Böyle bir durumda, çok söylendiği gibi, “kendini o davaya adayan” kişinin “...gerçekten eriyip tükenmesi ve ölmesi de mümkündür” diyor Scheler ve ekliyor: Bu kişiler, “...başkalarının son derece masum eylem ya da sözlerinde bile kötü niyet görme eğilimine girer”.
Kindar insan, intikam duygusunun bastırılmasıyla, bu duygunun tatmin edilmemesiyle yoğunlaşan bir süreç içinde ortaya çıkar. Kindar insan, onurunun kırıldığını, başta kendisi olmak üzere kendisini ait hissettiği grubun haksızlıklara uğradığını düşünen “yaralı” ve nefret dolu bir insandır.
Kindar insanın saklı kalmış ama son derece güçlü beklentileri vardır. Bu beklentiler kendisini toplumsal statüde aşağılarda görüyor olsa bile, kaderine hiç de razı olmadan başını hep dik tutmakla, gelecek günlerin kendisi ve grubu için bugüne göre çok daha fazla mutluluk getireceğine, bugünkünden farklı bir dünyayı kurabileceğine/kurabileceklerine dair, inançlarla beslenir ve varlık kazanır.

Toplum olmak
Scheler şöyle diyor: “... Bir kişi ya da bir grup bizatihi kendi varoluş gerçeğinin ve varoluş kalitesinin intikamı gerekli kıldığı hissine kapıldığında bu durum daha da belirginleşir”.
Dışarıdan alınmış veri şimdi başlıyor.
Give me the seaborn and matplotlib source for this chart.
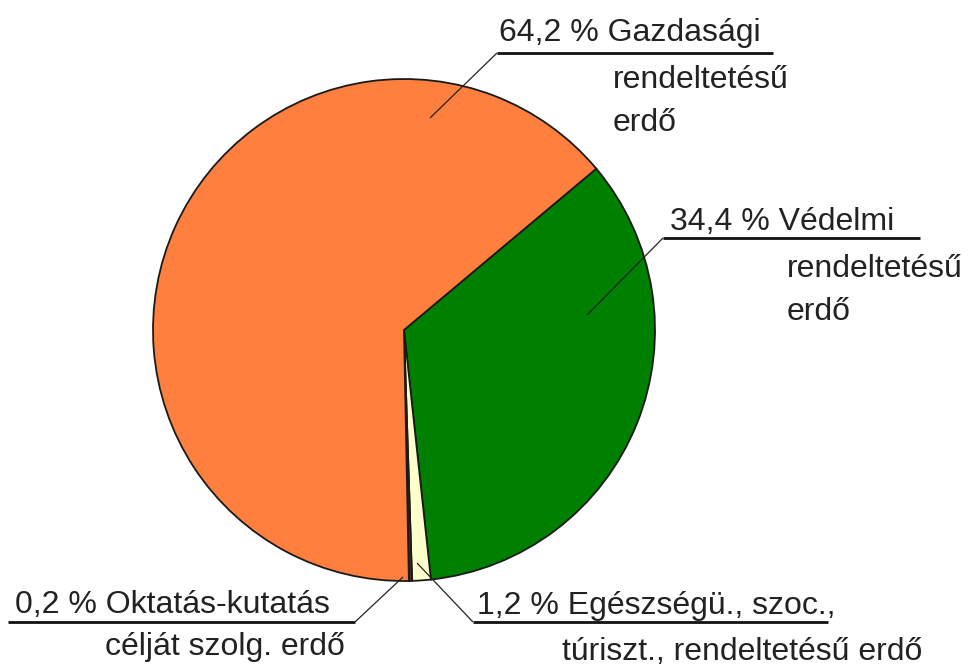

İnsanlar başkalarıyla ilişkiler kurarak ve birlikte bir şeyler yaparak toplum olurlar. İnsanların başkalarının da kendisi/kendileri gibi olmasını istemeye ve olumlu olmayan birtakım duygulardan hareketle zora ve zorbalığa dayalı eylemlerle başkalarını kendi istedikleri gibi olmaya, böylece birlikte yaşamayı insan için anlamsız kılmaya hakları olmasa gerektir.